Set problem: No images are to be carried over; print all other material exactly as it stands.

Dataset extract:

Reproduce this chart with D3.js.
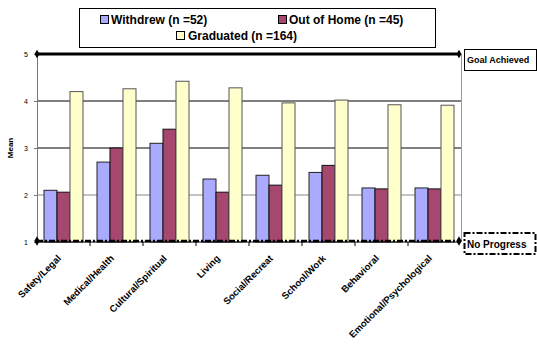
<!DOCTYPE html>
<html><head><meta charset="utf-8">
<script src="https://cdn.jsdelivr.net/npm/d3@7/dist/d3.min.js"></script>
<style>body{margin:0;background:#fff;}svg{display:block;font-family:"Liberation Sans",Arial,sans-serif;}</style>
</head><body>
<script>
const categories = ["Safety/Legal","Medical/Health","Cultural/Spiritual","Living","Social/Recreat","School/Work","Behavioral","Emotional/Psychological"];
const seriesNames = ["Withdrew (n =52)","Out of Home (n =45)","Graduated (n =164)"];
const withdrew   = [2.10, 2.70, 3.10, 2.34, 2.42, 2.48, 2.15, 2.15];
const outOfHome  = [2.06, 3.00, 3.40, 2.06, 2.21, 2.63, 2.13, 2.13];
const graduated  = [4.20, 4.26, 4.42, 4.28, 3.96, 4.02, 3.92, 3.91];
const yTicks = [1,2,3,4,5];
const colors = ["#aaaaff","#a5476f","#ffffcc"];
const strokes = ["#222","#111","#555"];

const W=537,H=344;
const svg=d3.select("body").append("svg").attr("width",W).attr("height",H);
const L=37,R=461,T=54,B=242;
const y=d3.scaleLinear().domain([1,5]).range([B,T]);
const x0=d3.scaleBand().domain(categories).range([L,R]);
const x1=d3.scaleBand().domain([0,1,2]).range([7,46]);
const series=[withdrew,outOfHome,graduated];

// gridlines
svg.append("g").selectAll("line").data([2,3,4]).join("line")
  .attr("x1",L).attr("x2",R).attr("y1",d=>y(d)).attr("y2",d=>y(d))
  .attr("stroke",d=>d===2?"#888":"#000").attr("stroke-width",1);

// plot right border
svg.append("line").attr("x1",R+0.5).attr("x2",R+0.5).attr("y1",T).attr("y2",B).attr("stroke","#999");

// bars
const g=svg.append("g");
categories.forEach((c,i)=>{
  series.forEach((s,j)=>{
    g.append("rect").attr("x",x0(c)+x1(j)).attr("width",x1.bandwidth())
      .attr("y",y(s[i])).attr("height",y(1)-y(s[i]))
      .attr("fill",colors[j]).attr("stroke",strokes[j]).attr("stroke-width",1);
  });
});

// left axis
const ya=svg.append("g").attr("transform",`translate(${L},0)`).call(d3.axisLeft(y).tickValues(yTicks).tickSize(3).tickFormat(d3.format("d")));
ya.select(".domain").attr("stroke","#777");
ya.selectAll(".tick line").attr("stroke","#777");
ya.selectAll("text").attr("font-size",7).attr("font-family","Liberation Sans, Arial").attr("fill","#000").attr("dx",-3);

// bottom axis
const xa=svg.append("g").attr("transform",`translate(0,${B})`);
xa.append("line").attr("x1",L).attr("x2",R).attr("stroke","#000");
xa.selectAll(".tk").data(categories.slice(1)).join("line").attr("class","tk")
  .attr("x1",d=>x0(d)).attr("x2",d=>x0(d)).attr("y1",0).attr("y2",4).attr("stroke","#000");
xa.selectAll("text").data(categories).join("text")
  .attr("transform",d=>`translate(${x0(d)+x0.bandwidth()/2-2},${17}) rotate(-45)`)
  .attr("text-anchor","end").attr("font-size",9.5).attr("font-weight","bold").text(d=>d);

// goal line at 5
svg.append("line").attr("x1",L).attr("x2",R-2).attr("y1",y(5)).attr("y2",y(5)).attr("stroke","#000").attr("stroke-width",3);
[L,R-2].forEach(px=>svg.append("path").attr("d",d3.symbol(d3.symbolDiamond,22)()).attr("transform",`translate(${px},${y(5)})`).attr("fill","#000"));
// no progress line at 1
svg.append("line").attr("x1",L).attr("x2",R-2).attr("y1",y(1)-1).attr("y2",y(1)-1).attr("stroke","#000").attr("stroke-width",2.5).attr("stroke-dasharray","6,2,2,2");
[L,R-2].forEach(px=>svg.append("path").attr("d",d3.symbol(d3.symbolDiamond,26)()).attr("transform",`translate(${px},${y(1)-1})`).attr("fill","#000"));

// y label
svg.append("text").attr("transform",`translate(13,${(T+B)/2}) rotate(-90)`).attr("text-anchor","middle")
  .attr("font-size",8).attr("font-weight","bold").text("Mean");

// legend
svg.append("rect").attr("x",79.5).attr("y",8.5).attr("width",356).attr("height",39).attr("fill","#fff").attr("stroke","#000");
const legPos=[[100,15,111,24],[278,15,289,24],[176,31,188,40]];
seriesNames.forEach((n,j)=>{
  const p=legPos[j];
  svg.append("rect").attr("x",p[0]+0.5).attr("y",p[1]+0.5).attr("width",8).attr("height",8).attr("fill",colors[j]).attr("stroke","#000");
  svg.append("text").attr("x",p[2]).attr("y",p[3]).attr("font-size",12).attr("font-weight","bold").text(n);
});

// Goal Achieved box
svg.append("rect").attr("x",464.5).attr("y",49.5).attr("width",72).attr("height",21).attr("fill","#fff").attr("stroke","#000");
svg.append("text").attr("x",467).attr("y",63).attr("font-size",9).attr("font-weight","bold").text("Goal Achieved");
// No Progress box
svg.append("rect").attr("x",464.5).attr("y",233).attr("width",71).attr("height",21).attr("fill","#fff").attr("stroke","#000").attr("stroke-width",2).attr("stroke-dasharray","6,2,2,2");
svg.append("text").attr("x",467).attr("y",248).attr("font-size",10).attr("font-weight","bold").text("No Progress");
</script>
</body></html>
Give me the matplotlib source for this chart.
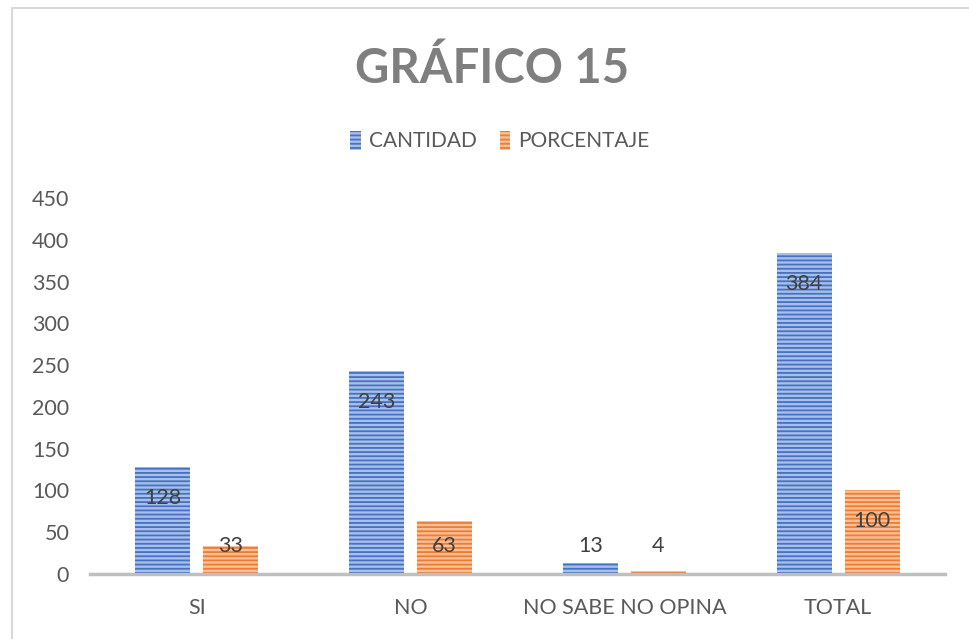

Solved exercise:
Reproduce this chart with D3.js.
<!DOCTYPE html>
<html><head><meta charset="utf-8">
<script src="https://cdn.jsdelivr.net/npm/d3@7/dist/d3.min.js"></script>
<style>body{margin:0;background:#fff;}svg{display:block;font-family:"Liberation Sans",Arial,sans-serif;}</style>
</head><body>
<script>
const categories = ["Safety/Legal","Medical/Health","Cultural/Spiritual","Living","Social/Recreat","School/Work","Behavioral","Emotional/Psychological"];
const seriesNames = ["Withdrew (n =52)","Out of Home (n =45)","Graduated (n =164)"];
const withdrew   = [2.10, 2.70, 3.10, 2.34, 2.42, 2.48, 2.15, 2.15];
const outOfHome  = [2.06, 3.00, 3.40, 2.06, 2.21, 2.63, 2.13, 2.13];
const graduated  = [4.20, 4.26, 4.42, 4.28, 3.96, 4.02, 3.92, 3.91];
const yTicks = [1,2,3,4,5];
const colors = ["#aaaaff","#a5476f","#ffffcc"];
const strokes = ["#222","#111","#555"];

const W=537,H=344;
const svg=d3.select("body").append("svg").attr("width",W).attr("height",H);
const L=37,R=461,T=54,B=242;
const y=d3.scaleLinear().domain([1,5]).range([B,T]);
const x0=d3.scaleBand().domain(categories).range([L,R]);
const x1=d3.scaleBand().domain([0,1,2]).range([7,46]);
const series=[withdrew,outOfHome,graduated];

// gridlines
svg.append("g").selectAll("line").data([2,3,4]).join("line")
  .attr("x1",L).attr("x2",R).attr("y1",d=>y(d)).attr("y2",d=>y(d))
  .attr("stroke",d=>d===2?"#888":"#000").attr("stroke-width",1);

// plot right border
svg.append("line").attr("x1",R+0.5).attr("x2",R+0.5).attr("y1",T).attr("y2",B).attr("stroke","#999");

// bars
const g=svg.append("g");
categories.forEach((c,i)=>{
  series.forEach((s,j)=>{
    g.append("rect").attr("x",x0(c)+x1(j)).attr("width",x1.bandwidth())
      .attr("y",y(s[i])).attr("height",y(1)-y(s[i]))
      .attr("fill",colors[j]).attr("stroke",strokes[j]).attr("stroke-width",1);
  });
});

// left axis
const ya=svg.append("g").attr("transform",`translate(${L},0)`).call(d3.axisLeft(y).tickValues(yTicks).tickSize(3).tickFormat(d3.format("d")));
ya.select(".domain").attr("stroke","#777");
ya.selectAll(".tick line").attr("stroke","#777");
ya.selectAll("text").attr("font-size",7).attr("font-family","Liberation Sans, Arial").attr("fill","#000").attr("dx",-3);

// bottom axis
const xa=svg.append("g").attr("transform",`translate(0,${B})`);
xa.append("line").attr("x1",L).attr("x2",R).attr("stroke","#000");
xa.selectAll(".tk").data(categories.slice(1)).join("line").attr("class","tk")
  .attr("x1",d=>x0(d)).attr("x2",d=>x0(d)).attr("y1",0).attr("y2",4).attr("stroke","#000");
xa.selectAll("text").data(categories).join("text")
  .attr("transform",d=>`translate(${x0(d)+x0.bandwidth()/2-2},${17}) rotate(-45)`)
  .attr("text-anchor","end").attr("font-size",9.5).attr("font-weight","bold").text(d=>d);

// goal line at 5
svg.append("line").attr("x1",L).attr("x2",R-2).attr("y1",y(5)).attr("y2",y(5)).attr("stroke","#000").attr("stroke-width",3);
[L,R-2].forEach(px=>svg.append("path").attr("d",d3.symbol(d3.symbolDiamond,22)()).attr("transform",`translate(${px},${y(5)})`).attr("fill","#000"));
// no progress line at 1
svg.append("line").attr("x1",L).attr("x2",R-2).attr("y1",y(1)-1).attr("y2",y(1)-1).attr("stroke","#000").attr("stroke-width",2.5).attr("stroke-dasharray","6,2,2,2");
[L,R-2].forEach(px=>svg.append("path").attr("d",d3.symbol(d3.symbolDiamond,26)()).attr("transform",`translate(${px},${y(1)-1})`).attr("fill","#000"));

// y label
svg.append("text").attr("transform",`translate(13,${(T+B)/2}) rotate(-90)`).attr("text-anchor","middle")
  .attr("font-size",8).attr("font-weight","bold").text("Mean");

// legend
svg.append("rect").attr("x",79.5).attr("y",8.5).attr("width",356).attr("height",39).attr("fill","#fff").attr("stroke","#000");
const legPos=[[100,15,111,24],[278,15,289,24],[176,31,188,40]];
seriesNames.forEach((n,j)=>{
  const p=legPos[j];
  svg.append("rect").attr("x",p[0]+0.5).attr("y",p[1]+0.5).attr("width",8).attr("height",8).attr("fill",colors[j]).attr("stroke","#000");
  svg.append("text").attr("x",p[2]).attr("y",p[3]).attr("font-size",12).attr("font-weight","bold").text(n);
});

// Goal Achieved box
svg.append("rect").attr("x",464.5).attr("y",49.5).attr("width",72).attr("height",21).attr("fill","#fff").attr("stroke","#000");
svg.append("text").attr("x",467).attr("y",63).attr("font-size",9).attr("font-weight","bold").text("Goal Achieved");
// No Progress box
svg.append("rect").attr("x",464.5).attr("y",233).attr("width",71).attr("height",21).attr("fill","#fff").attr("stroke","#000").attr("stroke-width",2).attr("stroke-dasharray","6,2,2,2");
svg.append("text").attr("x",467).attr("y",248).attr("font-size",10).attr("font-weight","bold").text("No Progress");
</script>
</body></html>
Give me the matplotlib source for this chart.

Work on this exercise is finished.